The process of ‘serving’ a litigant in family law proceedings is covered in Chapter 7 of the Family Law Rules 2004 (“FLR”) and Chapter 1 of the Federal Magistrates Court Rules 2001 (“FMCR”). Almost always, service will be effected by a process server who personally hands the document to the person being served or, if that person is legally represented, a document will be posted, delivered, faxed or emailed to that person’s legal representative, if agreement in writing is received to that effect.
But what do you do when you do not know where the person is that you need to serve, and you have exhausted your attempts to find them?
I recently had a case where I was required to serve a child’s father in relation to parenting arrangements. No address, no number, no known location other than he resided overseas. One Facebook search later, however, and my client identified the father from his profile picture, distinctive full name and listed information.
We made an application and were successful in obtaining an order for ‘substituted service’, pursuant to Rule 6.14 of the FMCR, to serve the father via Facebook, not once, but three times. The Court was satisfied the documents had been brought to the father’s attention and the child had orders made in their best interests that afforded them stability in their life. Mission accomplished.

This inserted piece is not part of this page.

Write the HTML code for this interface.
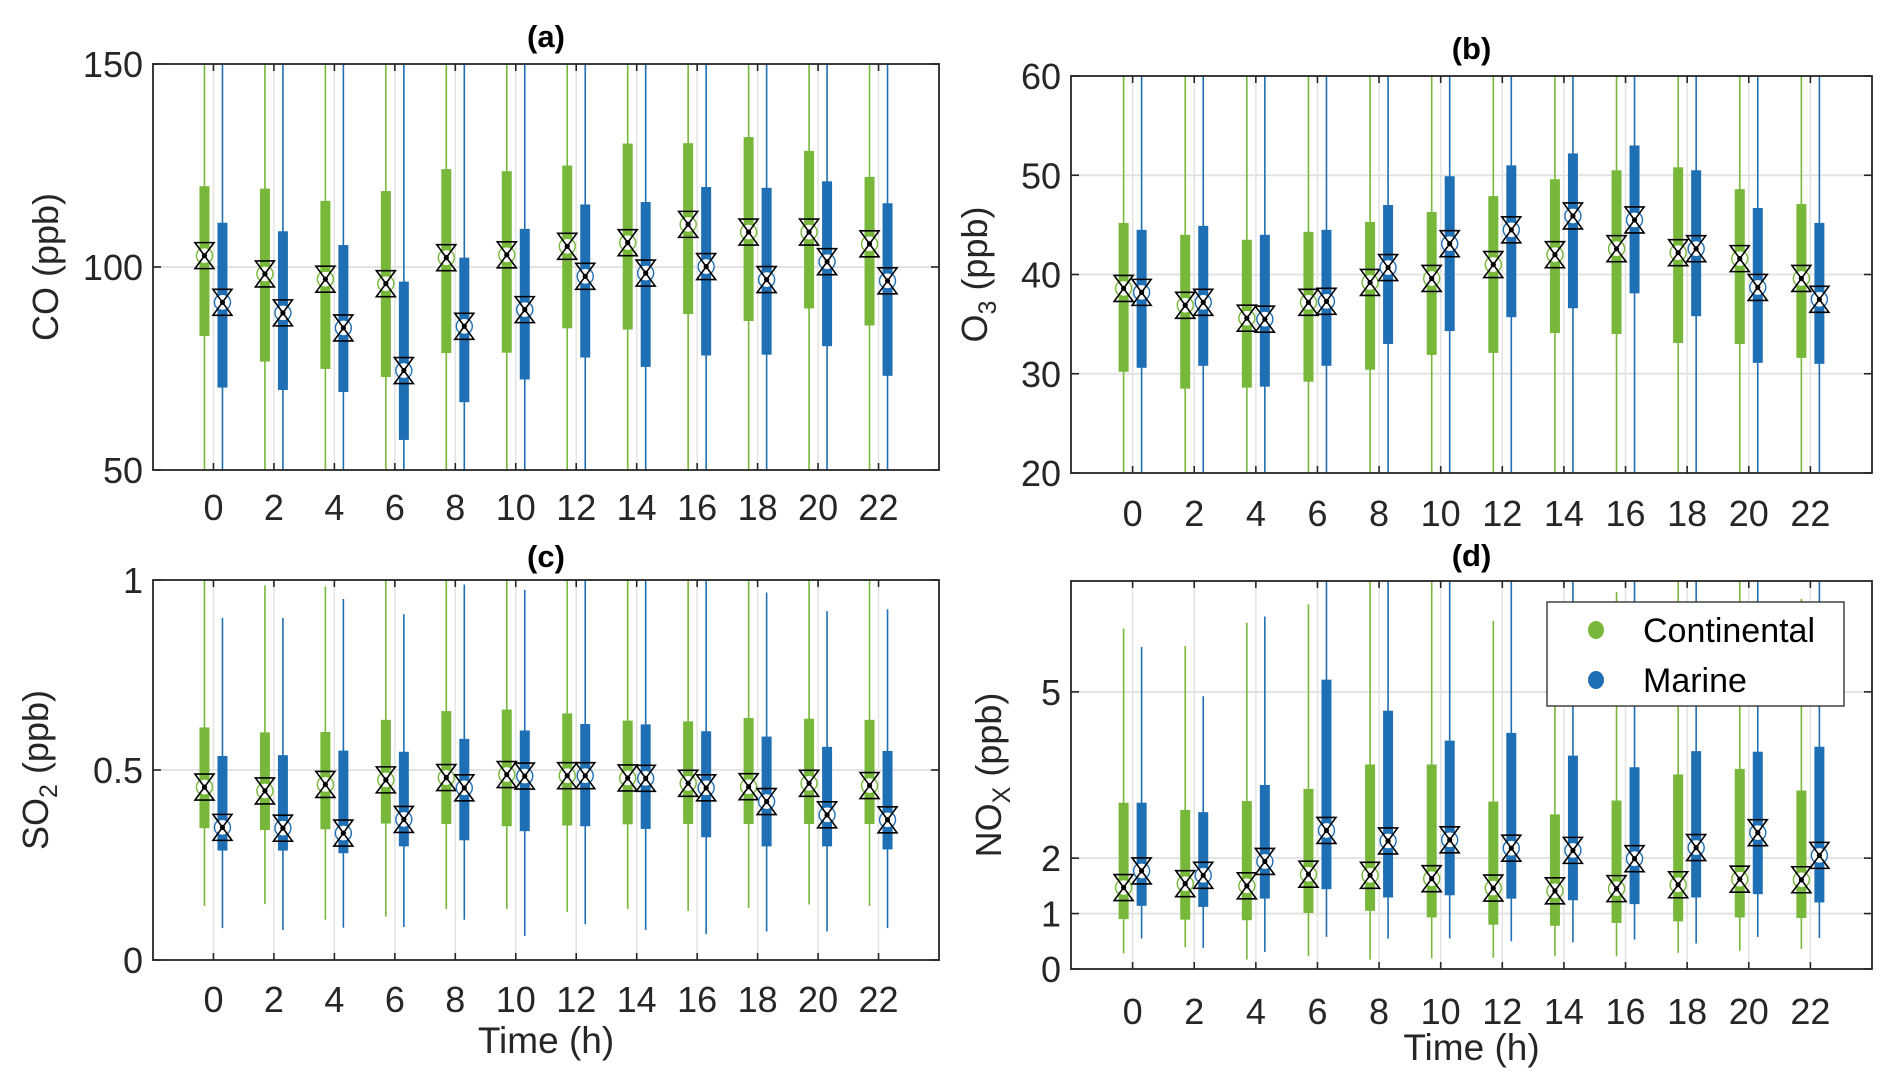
<!DOCTYPE html>
<html><head><meta charset="utf-8"><style>
html,body{margin:0;padding:0;background:#fff;}
svg{display:block;font-family:"Liberation Sans",Arial,sans-serif;}
</style></head><body>
<svg id="fig" width="1892" height="1087" viewBox="0 0 1892 1087" xmlns="http://www.w3.org/2000/svg">
<rect width="1892" height="1087" fill="#fff"/>
</svg>
<script>
const hours = ["0","2","4","6","8","10","12","14","16","18","20","22"];
// Panel a: CO
const coGreenQ3 = [119.9,119.3,116.3,118.7,124.1,123.6,125.0,130.4,130.5,132.0,128.6,122.2];
const coGreenQ1 = [83.0,76.7,74.9,72.9,78.8,78.9,84.9,84.6,88.4,86.7,89.8,85.6];
const coGreenMed = [102.8,98.3,97.0,95.9,102.3,103.0,105.1,106.0,110.5,108.6,108.6,105.7];
const coGreenLo = [40,40,40,40,40,40,40,40,40,40,40,40];
const coGreenHi = [160,160,160,160,160,160,160,160,160,160,160,160];
const coBlueQ3 = [110.9,108.8,105.4,96.4,102.3,109.4,115.4,116.0,119.7,119.5,121.1,115.7];
const coBlueQ1 = [70.3,69.7,69.2,57.4,66.7,72.3,77.7,75.4,78.2,78.4,80.5,73.2];
const coBlueMed = [91.3,88.7,85.0,74.5,85.4,89.5,97.7,98.5,100.1,96.9,101.3,96.6];
const coBlueLo = [40,40,40,40,40,40,40,40,40,40,40,40];
const coBlueHi = [160,160,160,160,160,160,160,160,160,160,160,160];
// Panel b: O3
const o3GreenQ3 = [45.2,44.0,43.5,44.3,45.3,46.3,47.9,49.6,50.5,50.8,48.6,47.1];
const o3GreenQ1 = [30.2,28.5,28.6,29.2,30.4,31.9,32.1,34.1,34.0,33.1,33.0,31.6];
const o3GreenMed = [38.6,36.9,35.6,37.2,39.2,39.6,41.0,42.0,42.6,42.2,41.6,39.6];
const o3GreenLo = [15,15,15,15,15,15,15,15,15,15,15,15];
const o3GreenHi = [65,65,65,65,65,65,65,65,65,65,65,65];
const o3BlueQ3 = [44.5,44.9,44.0,44.5,47.0,49.9,51.0,52.2,53.0,50.5,46.7,45.2];
const o3BlueQ1 = [30.6,30.8,28.7,30.8,33.0,34.3,35.7,36.6,38.1,35.8,31.1,31.0];
const o3BlueMed = [38.2,37.2,35.5,37.3,40.7,43.1,44.5,45.9,45.5,42.6,38.7,37.5];
const o3BlueLo = [15,15,15,15,15,15,15,15,15,15,15,15];
const o3BlueHi = [65,65,65,65,65,65,65,65,65,65,65,65];
// Panel c: SO2
const so2GreenQ3 = [0.612,0.599,0.600,0.632,0.655,0.659,0.649,0.630,0.628,0.637,0.635,0.632];
const so2GreenQ1 = [0.347,0.342,0.344,0.359,0.358,0.352,0.354,0.357,0.358,0.358,0.358,0.358];
const so2GreenMed = [0.455,0.445,0.462,0.474,0.480,0.488,0.485,0.479,0.465,0.456,0.465,0.459];
const so2GreenLo = [0.142,0.147,0.106,0.114,0.134,0.134,0.126,0.134,0.129,0.137,0.146,0.142];
const so2GreenHi = [1.05,0.986,0.983,1.05,1.05,1.05,1.05,1.05,1.05,1.05,1.05,1.05];
const so2BlueQ3 = [0.537,0.539,0.551,0.548,0.582,0.604,0.621,0.620,0.602,0.588,0.561,0.550];
const so2BlueQ1 = [0.288,0.288,0.281,0.299,0.315,0.339,0.352,0.345,0.323,0.299,0.299,0.291];
const so2BlueMed = [0.349,0.347,0.334,0.370,0.453,0.484,0.485,0.478,0.453,0.417,0.382,0.369];
const so2BlueLo = [0.084,0.079,0.085,0.087,0.106,0.063,0.094,0.079,0.068,0.075,0.075,0.084];
const so2BlueHi = [0.900,0.900,0.950,0.910,0.988,0.974,1.05,1.05,1.05,0.967,0.918,0.923];
// Panel d: NOx
const noxGreenQ3 = [3.0,2.87,3.03,3.25,3.69,3.69,3.02,2.79,3.04,3.51,3.61,3.22];
const noxGreenQ1 = [0.90,0.89,0.88,1.01,1.05,0.93,0.80,0.78,0.83,0.86,0.93,0.92];
const noxGreenMed = [1.47,1.54,1.50,1.71,1.69,1.63,1.46,1.41,1.45,1.52,1.62,1.61];
const noxGreenLo = [0.28,0.39,0.17,0.23,0.17,0.19,0.20,0.23,0.23,0.29,0.33,0.36];
const noxGreenHi = [6.14,5.83,6.25,6.58,7.5,7.5,6.28,6.6,6.8,7.5,7.5,6.68];
const noxBlueQ3 = [3.0,2.83,3.32,5.22,4.66,4.12,4.26,3.85,3.64,3.93,3.92,4.01];
const noxBlueQ1 = [1.14,1.12,1.27,1.44,1.29,1.33,1.27,1.24,1.17,1.29,1.35,1.20];
const noxBlueMed = [1.77,1.69,1.94,2.50,2.31,2.33,2.18,2.14,1.99,2.19,2.46,2.05];
const noxBlueLo = [0.55,0.38,0.31,0.58,0.55,0.55,0.50,0.48,0.53,0.46,0.58,0.56];
const noxBlueHi = [5.81,4.92,6.36,7.5,7.5,7.5,7.5,7.5,7.5,7.5,7.5,7.5];

const G="#77b83a", B="#1f6fb4";
const NS="http://www.w3.org/2000/svg";
const svg=document.getElementById('fig');
function el(tag,attrs,parent){const e=document.createElementNS(NS,tag);for(const k in attrs)e.setAttribute(k,attrs[k]);(parent||svg).appendChild(e);return e;}

const panels=[
 {id:'a',title:'(a)',x0:153,x1:939,y0:64,y1:470,ymin:50,ymax:150,ticks:[50,100,150],grid:[100],labels:['50','100','150'],
  g:[coGreenQ3,coGreenQ1,coGreenMed,coGreenLo,coGreenHi],b:[coBlueQ3,coBlueQ1,coBlueMed,coBlueLo,coBlueHi],
  ylab:'CO (ppb)',sub:'',ylx:46,tty:36,xly:507,time:false},
 {id:'b',title:'(b)',x0:1071,x1:1872,y0:76,y1:473,ymin:20,ymax:60,ticks:[20,30,40,50,60],grid:[30,40,50],labels:['20','30','40','50','60'],
  g:[o3GreenQ3,o3GreenQ1,o3GreenMed,o3GreenLo,o3GreenHi],b:[o3BlueQ3,o3BlueQ1,o3BlueMed,o3BlueLo,o3BlueHi],
  ylab:'O',sub:'3',after:' (ppb)',ylx:975,tty:48,xly:513,time:false},
 {id:'c',title:'(c)',x0:153,x1:939,y0:580,y1:960,ymin:0,ymax:1,ticks:[0,0.5,1],grid:[0.5],labels:['0','0.5','1'],
  g:[so2GreenQ3,so2GreenQ1,so2GreenMed,so2GreenLo,so2GreenHi],b:[so2BlueQ3,so2BlueQ1,so2BlueMed,so2BlueLo,so2BlueHi],
  ylab:'SO',sub:'2',after:' (ppb)',ylx:36,tty:556,xly:999,time:true,timey:1040},
 {id:'d',title:'(d)',x0:1071,x1:1872,y0:581,y1:969,ymin:0,ymax:7,ticks:[0,1,2,5],grid:[1,2,5],labels:['0','1','2','5'],
  g:[noxGreenQ3,noxGreenQ1,noxGreenMed,noxGreenLo,noxGreenHi],b:[noxBlueQ3,noxBlueQ1,noxBlueMed,noxBlueLo,noxBlueHi],
  ylab:'NO',sub:'X',after:' (ppb)',ylx:989,tty:555,xly:1011,time:true,timey:1047}
];

panels.forEach(p=>{
  const grp=el('g',{});
  
  
  const n=hours.length;
  const slot=(p.x1-p.x0)/(n+1);
  const xs=i=>p.x0+slot*(i+1);
  const ys=v=>p.y1-(v-p.ymin)/(p.ymax-p.ymin)*(p.y1-p.y0);
  const clipId='clip'+p.id;
  const cp=el('clipPath',{id:clipId},grp);
  el('rect',{x:p.x0,y:p.y0,width:p.x1-p.x0,height:p.y1-p.y0},cp);
  hours.forEach((h,i)=>{const l=el('line',{x1:xs(i),x2:xs(i),y1:p.y0,y2:p.y1,stroke:'#e3e3e3','stroke-width':1.5},grp);});
  p.grid.forEach(v=>{const l=el('line',{x1:p.x0,x2:p.x1,y1:ys(v),y2:ys(v),stroke:'#e3e3e3','stroke-width':2},grp);});
  const plot=el('g',{'clip-path':'url(#'+clipId+')'},grp);
  function series(arr,color,off,name){
    hours.forEach((h,i)=>{
      const cx=xs(i)+off;
      const w=el('line',{x1:cx,x2:cx,y1:ys(arr[3][i]),y2:ys(arr[4][i]),stroke:color,'stroke-width':1.6},plot);
      
      
      const top=ys(arr[0][i]),bot=ys(arr[1][i]);
      const r=el('rect',{x:cx-5,y:top,width:10,height:bot-top,fill:color},plot);
      
      
      const my=ys(arr[2][i]);
      const c=el('circle',{cx:cx,cy:my,r:8,fill:'#fff',stroke:color,'stroke-width':1.4},plot);
      
      
      const tri=el('path',{d:`M${cx-9.5},${my-13}L${cx+9.5},${my-13}L${cx},${my}Z M${cx-9.5},${my+13}L${cx+9.5},${my+13}L${cx},${my}Z`,fill:'none',stroke:'#000','stroke-width':1.6,'stroke-linejoin':'miter'},plot);
      
      
      const d=el('circle',{cx:cx,cy:my,r:2.6,fill:'#000'},plot);
      
      
    });
  }
  series(p.g,G,-9,'continental');
  series(p.b,B,9,'marine');
  const bx=el('rect',{x:p.x0,y:p.y0,width:p.x1-p.x0,height:p.y1-p.y0,fill:'none',stroke:'#262626','stroke-width':1.8},grp);
  
  hours.forEach((h,i)=>{
    el('line',{x1:xs(i),x2:xs(i),y1:p.y1,y2:p.y1-7,stroke:'#262626','stroke-width':1.6},grp);
    el('line',{x1:xs(i),x2:xs(i),y1:p.y0,y2:p.y0+7,stroke:'#262626','stroke-width':1.6},grp);
    const t=el('text',{x:xs(i),y:p.xly+13,'font-size':36,'text-anchor':'middle',fill:'#262626'},grp);
    t.textContent=h;
    
    
  });
  p.ticks.forEach((v,k)=>{
    el('line',{x1:p.x0,x2:p.x0+8,y1:ys(v),y2:ys(v),stroke:'#262626','stroke-width':1.6},grp);
    el('line',{x1:p.x1,x2:p.x1-8,y1:ys(v),y2:ys(v),stroke:'#262626','stroke-width':1.6},grp);
    const t=el('text',{x:p.x0-10,y:ys(v)+13,'font-size':36,'text-anchor':'end',fill:'#262626'},grp);
    t.textContent=p.labels[k];
    
    
  });
  const tt=el('text',{x:(p.x0+p.x1)/2,y:p.tty+11,'font-size':31,'font-weight':'bold','text-anchor':'middle',fill:'#000'},grp);
  tt.textContent=p.title;
  
  
  const cy=(p.y0+p.y1)/2;
  const yl=el('text',{x:0,y:0,'font-size':36,'text-anchor':'middle',fill:'#262626',transform:`translate(${p.ylx+12},${cy}) rotate(-90)`},grp);
  
  
  if(!p.sub){yl.textContent=p.ylab;}
  else{
    const a=el('tspan',{},yl);a.textContent=p.ylab;
    const s=el('tspan',{dy:9,'font-size':25},yl);s.textContent=p.sub;
    const c=el('tspan',{dy:-9},yl);c.textContent=p.after;
  }
  if(p.time){
    const xt=el('text',{x:(p.x0+p.x1)/2,y:p.timey+13,'font-size':37,'text-anchor':'middle',fill:'#262626'},grp);
    xt.textContent='Time (h)';
    
    
  }
});
const lg=el('g',{});


el('rect',{x:1547,y:602,width:297,height:104,fill:'#fff',stroke:'#262626','stroke-width':1.3},lg);
const legendItems=[['Continental',G,630],['Marine',B,680]];
legendItems.forEach(it=>{
  const e=el('g',{},lg);
  
  
  el('ellipse',{cx:1596,cy:it[2],rx:8,ry:9,fill:it[1]},e);
  const t=el('text',{x:1643,y:it[2]+12,'font-size':34,fill:'#000'},e);
  t.textContent=it[0];
});
</script>
</body></html>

Social networking sites and the expansive (and revealing) nature of the internet in general has never been more relevant to litigants trying to prosecute their Family Law case, not just in relation to parenting matters. If you leave yourself open to being found, chances are, you will be, and if so, be warned: your inbox might not only contain the latest jokes and party invitations from friends.
Indeed, how times they are a changing; yes, even in the seemingly archaic gown and wig-wearing world that is the legal profession.